Martin has been in the role since February 2014.
The article claimed NZF would be looking to "fill the vacancy immediately with a worldwide search." It also claimed that Martin wished to "tell those who had doubts about his leadership skills to 'try and do a better job yourselves.'"
The article was immediately taken down from the website and NZ Football took to social media to clarify that news of his resignation is not true.
"We would like to confirm that CEO Andy Martin has not resigned. We are looking into a potential hack of our website," NZ Football tweeted.
A NZ Football spokesman confirmed to the New Zealand Herald that there is "no truth to the report at all."
The organisation has not provided any details regarding how or when the attack occurred or who may be behind the prank. IBTimes UK has reached out to NZ Football for comment.
The hack comes after New Zealand police were forced to list to NWA's "F**k tha Police" on repeat after pranksters hacked into their official radio frequency to illegally broadcast the song for days last weekend.

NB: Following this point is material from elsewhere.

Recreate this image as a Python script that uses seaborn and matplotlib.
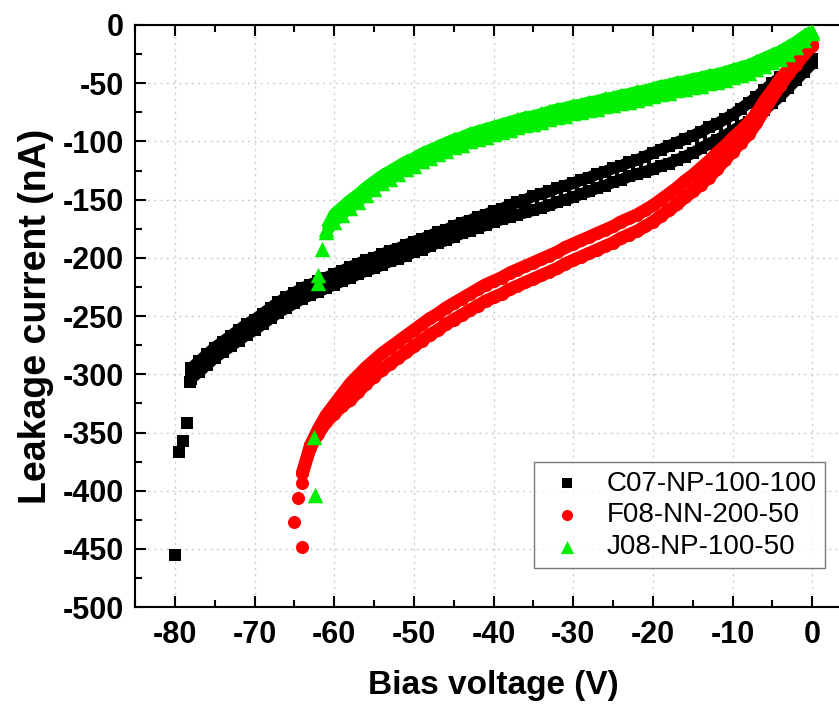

The 1988 hit protested against racial profiling and police brutality.
Some police officers' also picked up a cover version of the song by rock band Rage Against The Machine as well.
"It was putting people in danger," Inspector Kelvin Lloyd, the region's action commander, told the Otago Daily Times. "There's no question that if it carries on and if they do what they're doing it will delay a response."
"Any interference with a police radio constitutes a risk to public safety, and anyone caught doing this can face a penalty of criminal nuisance and up to one year imprisonment."